# WHAT YOU ARE ASKED TO DO
Report back each line of the records that contains the string "this".

# TASK MATERIAL

== == ==

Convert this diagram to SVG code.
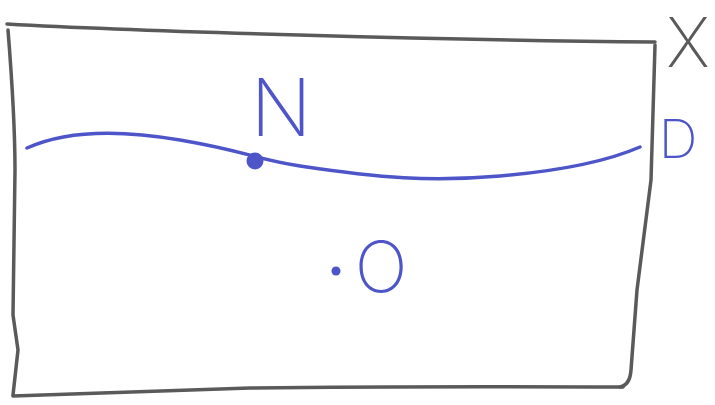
<svg xmlns="http://www.w3.org/2000/svg" width="715" height="405" viewBox="0 0 715 405">
<style>
.frame{fill:none;stroke:#5a5a5a;stroke-width:3.5;stroke-linecap:round;stroke-linejoin:round}
.blue{fill:none;stroke:#4d55c9;stroke-width:3.5;stroke-linecap:round;stroke-linejoin:round}
.lbl{font-family:Inter,"Liberation Sans",sans-serif;font-weight:200;text-anchor:middle}
.lb{fill:#4d55c9}
.lg{fill:#5a5a5a}
</style>
<rect width="715" height="405" fill="#ffffff"/>
<g id="space-X">
<path class="frame" d="M7,24 C150,32 450,40 655,42"/>
<path class="frame" d="M655,45 L651,180 L637,290 L631,370 Q630,385 620,387"/>
<path class="frame" d="M623,387 Q400,386 250,388 L13,396"/>
<path class="frame" d="M8,30 C12,80 15,130 15,170 L13,315 L18,350 L13,395"/>
<text class="lbl lg" x="688" y="67" font-size="68">X</text>
</g>
<g id="curve-D">
<path class="blue" d="M27,148 C60,133 110,128 180,140 S250,158 300,166 C380,178 430,182 500,176 S610,160 640,147"/>
<text class="lbl lb" x="678" y="158" font-size="54">D</text>
</g>
<g id="point-N">
<circle cx="255" cy="161" r="8.5" fill="#4d55c9"/>
<text class="lbl lb" x="281" y="136" font-size="80">N</text>
</g>
<g id="point-O">
<circle cx="336" cy="271" r="4.5" fill="#4d55c9"/>
<text class="lbl lb" x="381" y="292" font-size="70">O</text>
</g>
</svg>
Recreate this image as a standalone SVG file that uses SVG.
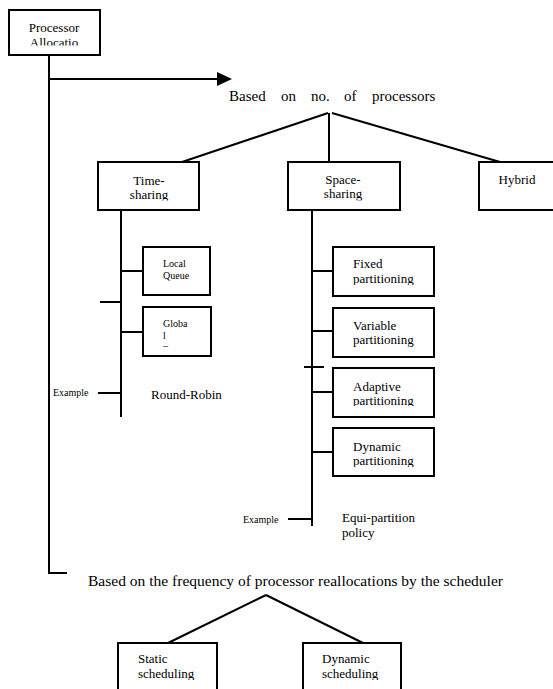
<svg xmlns="http://www.w3.org/2000/svg" width="553" height="689" viewBox="0 0 553 689">
<style>
.box{fill:#fff;stroke:#000;stroke-width:2}
.ln{stroke:#000;stroke-width:2;fill:none}
text{font-family:"Liberation Serif","Times New Roman",serif;fill:#000}
.t13{font-size:13px}
.t10{font-size:10px}
.t15{font-size:15px}
</style>
<defs>
<clipPath id="cPA"><rect x="9" y="10" width="91" height="35.5"/></clipPath>
<clipPath id="cTS"><rect x="98" y="162" width="101" height="38.5"/></clipPath>
<clipPath id="cSS"><rect x="288" y="162" width="112" height="38.5"/></clipPath>
<clipPath id="cFP"><rect x="333" y="247" width="101" height="38"/></clipPath>
<clipPath id="cAP"><rect x="333" y="368" width="101" height="38"/></clipPath>
<clipPath id="cDP"><rect x="333" y="428" width="101" height="39"/></clipPath>
<clipPath id="cSt"><rect x="118" y="643" width="99" height="37"/></clipPath>
<clipPath id="cDy"><rect x="303" y="643" width="98" height="37"/></clipPath>
</defs>
<g id="connectors">
<polyline class="ln" points="49,55 49,573 67,573"/>
<line class="ln" x1="49" y1="79" x2="219" y2="79"/>
<polygon points="217,72 232,79 217,86" fill="#000"/>
<line class="ln" x1="328" y1="113" x2="182" y2="162"/>
<line class="ln" x1="329" y1="113" x2="329" y2="162"/>
<line class="ln" x1="332" y1="113" x2="500" y2="162"/>
<line class="ln" x1="121" y1="210" x2="121" y2="417"/>
<line class="ln" x1="121" y1="271" x2="143" y2="271"/>
<line class="ln" x1="121" y1="332" x2="143" y2="332"/>
<line class="ln" x1="100" y1="302" x2="121" y2="302"/>
<line class="ln" x1="98" y1="393" x2="121" y2="393"/>
<line class="ln" x1="312" y1="210" x2="312" y2="526"/>
<line class="ln" x1="312" y1="271" x2="333" y2="271"/>
<line class="ln" x1="312" y1="331" x2="333" y2="331"/>
<line class="ln" x1="312" y1="392" x2="333" y2="392"/>
<line class="ln" x1="312" y1="452" x2="333" y2="452"/>
<line class="ln" x1="304" y1="367" x2="324" y2="367"/>
<line class="ln" x1="288" y1="519" x2="312" y2="519"/>
<line class="ln" x1="266" y1="595" x2="168" y2="643"/>
<line class="ln" x1="266" y1="595" x2="363" y2="643"/>
</g>
<g id="processor-allocation">
<rect class="box" x="9" y="10" width="91" height="45"/>
<g clip-path="url(#cPA)">
<text class="t13" x="54" y="32" text-anchor="middle">Processor</text>
<text class="t13" x="54" y="47" text-anchor="middle">Allocatio</text>
</g>
</g>
<g id="label-processors">
<text class="t15" x="229" y="101">Based</text>
<text class="t15" x="281" y="101">on</text>
<text class="t15" x="311" y="101">no.</text>
<text class="t15" x="344" y="101">of</text>
<text class="t15" x="372" y="101">processors</text>
</g>
<g id="time-sharing">
<rect class="box" x="98" y="162" width="101" height="48"/>
<g clip-path="url(#cTS)">
<text class="t13" x="149" y="185" text-anchor="middle">Time-</text>
<text class="t13" x="149" y="199" text-anchor="middle">sharing</text>
</g>
</g>
<g id="space-sharing">
<rect class="box" x="288" y="162" width="112" height="48"/>
<g clip-path="url(#cSS)">
<text class="t13" x="343" y="184" text-anchor="middle">Space-</text>
<text class="t13" x="343" y="198" text-anchor="middle">sharing</text>
</g>
</g>
<g id="hybrid">
<rect class="box" x="479" y="162" width="85" height="48"/>
<text class="t13" x="517" y="184" text-anchor="middle">Hybrid</text>
</g>
<g id="local-queue">
<rect class="box" x="143" y="247" width="67" height="48"/>
<text class="t10" x="163" y="267">Local</text>
<text class="t10" x="163" y="279">Queue</text>
</g>
<g id="global">
<rect class="box" x="143" y="307" width="68" height="49"/>
<text class="t10" x="163" y="327">Globa</text>
<text class="t10" x="163" y="339">l</text>
<text class="t10" x="163" y="349">–</text>
</g>
<g id="example-time">
<text class="t10" x="53" y="396">Example</text>
<text class="t13" x="151" y="399">Round-Robin</text>
</g>
<g id="fixed">
<rect class="box" x="333" y="247" width="101" height="49"/>
<g clip-path="url(#cFP)">
<text class="t13" x="353" y="268">Fixed</text>
<text class="t13" x="353" y="283">partitioning</text>
</g>
</g>
<g id="variable">
<rect class="box" x="333" y="308" width="101" height="49"/>
<text class="t13" x="353" y="330">Variable</text>
<text class="t13" x="353" y="344">partitioning</text>
</g>
<g id="adaptive">
<rect class="box" x="333" y="368" width="101" height="49"/>
<g clip-path="url(#cAP)">
<text class="t13" x="353" y="391">Adaptive</text>
<text class="t13" x="353" y="405">partitioning</text>
</g>
</g>
<g id="dynamic-part">
<rect class="box" x="333" y="428" width="101" height="48"/>
<g clip-path="url(#cDP)">
<text class="t13" x="353" y="451">Dynamic</text>
<text class="t13" x="353" y="465">partitioning</text>
</g>
</g>
<g id="example-space">
<text class="t10" x="243" y="523">Example</text>
<text class="t13" x="342" y="522">Equi-partition</text>
<text class="t13" x="342" y="537">policy</text>
</g>
<g id="label-frequency">
<text x="88" y="586" font-size="15.5" textLength="415">Based on the frequency of processor reallocations by the scheduler</text>
</g>
<g id="static">
<rect class="box" x="118" y="643" width="99" height="60"/>
<g clip-path="url(#cSt)">
<text class="t13" x="138" y="663">Static</text>
<text class="t13" x="138" y="678">scheduling</text>
</g>
</g>
<g id="dynamic-sched">
<rect class="box" x="303" y="643" width="98" height="60"/>
<g clip-path="url(#cDy)">
<text class="t13" x="322" y="663">Dynamic</text>
<text class="t13" x="322" y="678">scheduling</text>
</g>
</g>
</svg>
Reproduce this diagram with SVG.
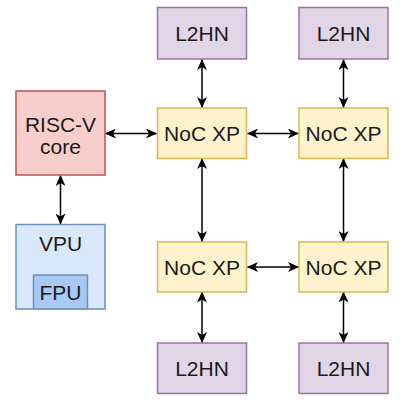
<svg xmlns="http://www.w3.org/2000/svg" width="407" height="405" viewBox="0 0 407 405">
<style>
text{font-family:"Liberation Sans",Arial,sans-serif;font-size:21px;fill:#1a1a1a;text-anchor:middle}
.l2{fill:#e1d5e7;stroke:#9673a6;stroke-width:1.5}
.noc{fill:#fff2cc;stroke:#d6b656;stroke-width:1.5}
.cpu{fill:#f8cecc;stroke:#b85450;stroke-width:1.5}
.vpu{fill:#dae8fc;stroke:#6c8ebf;stroke-width:1.5}
.fpu{fill:#a9c8f2;stroke:#6c8ebf;stroke-width:1.5}
.c{stroke:#000;stroke-width:1.5;fill:none;marker-start:url(#a);marker-end:url(#a)}
</style>
<defs>
<marker id="a" viewBox="0 0 11 10" refX="10.5" refY="5" markerWidth="11" markerHeight="10" markerUnits="userSpaceOnUse" orient="auto-start-reverse">
<path d="M0,0 L11,5 L0,10 L3,5 Z" fill="#000"/>
</marker>
</defs>
<g id="connectors">
<path class="c" d="M105.5,133.5 H156.5"/>
<path class="c" d="M247.5,133.5 H298.5"/>
<path class="c" d="M247.5,267 H298.5"/>
<path class="c" d="M202,59.5 V107.5"/>
<path class="c" d="M343.5,59.5 V107.5"/>
<path class="c" d="M202,158.5 V241.5"/>
<path class="c" d="M343.5,158.5 V241.5"/>
<path class="c" d="M202,292 V342.5"/>
<path class="c" d="M343.5,292 V342.5"/>
<path class="c" d="M60.5,175.5 V224"/>
</g>
<g id="l2hn-tl"><rect class="l2" x="157.5" y="7.5" width="89" height="51.5"/><text x="202" y="40.5">L2HN</text></g>
<g id="l2hn-tr"><rect class="l2" x="299" y="7.5" width="89" height="51.5"/><text x="343.5" y="40.5">L2HN</text></g>
<g id="noc-tl"><rect class="noc" x="157.5" y="108" width="89" height="50.5"/><text x="202" y="141">NoC XP</text></g>
<g id="noc-tr"><rect class="noc" x="299" y="108" width="89" height="50.5"/><text x="343.5" y="141">NoC XP</text></g>
<g id="noc-bl"><rect class="noc" x="157.5" y="242" width="89" height="50"/><text x="202" y="274.5">NoC XP</text></g>
<g id="noc-br"><rect class="noc" x="299" y="242" width="89" height="50"/><text x="343.5" y="274.5">NoC XP</text></g>
<g id="l2hn-bl"><rect class="l2" x="157.5" y="343" width="89" height="50.5"/><text x="202" y="375.5">L2HN</text></g>
<g id="l2hn-br"><rect class="l2" x="299" y="343" width="89" height="50.5"/><text x="343.5" y="375.5">L2HN</text></g>
<g id="riscv"><rect class="cpu" x="16" y="91" width="89" height="84"/><text x="60.5" y="131.5">RISC-V</text><text x="60.5" y="153.5">core</text></g>
<g id="vpu"><rect class="vpu" x="16" y="224.5" width="89" height="84.5"/><text x="60.5" y="250.5">VPU</text>
<g id="fpu"><rect class="fpu" x="33.5" y="275" width="54" height="34"/><text x="60.5" y="299.5">FPU</text></g></g>
</svg>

== == ==

# RIGHT ANSWER
Convert this diagram to SVG code.
Recreate this image as a standalone SVG file that uses SVG.
Reproduce this diagram with SVG.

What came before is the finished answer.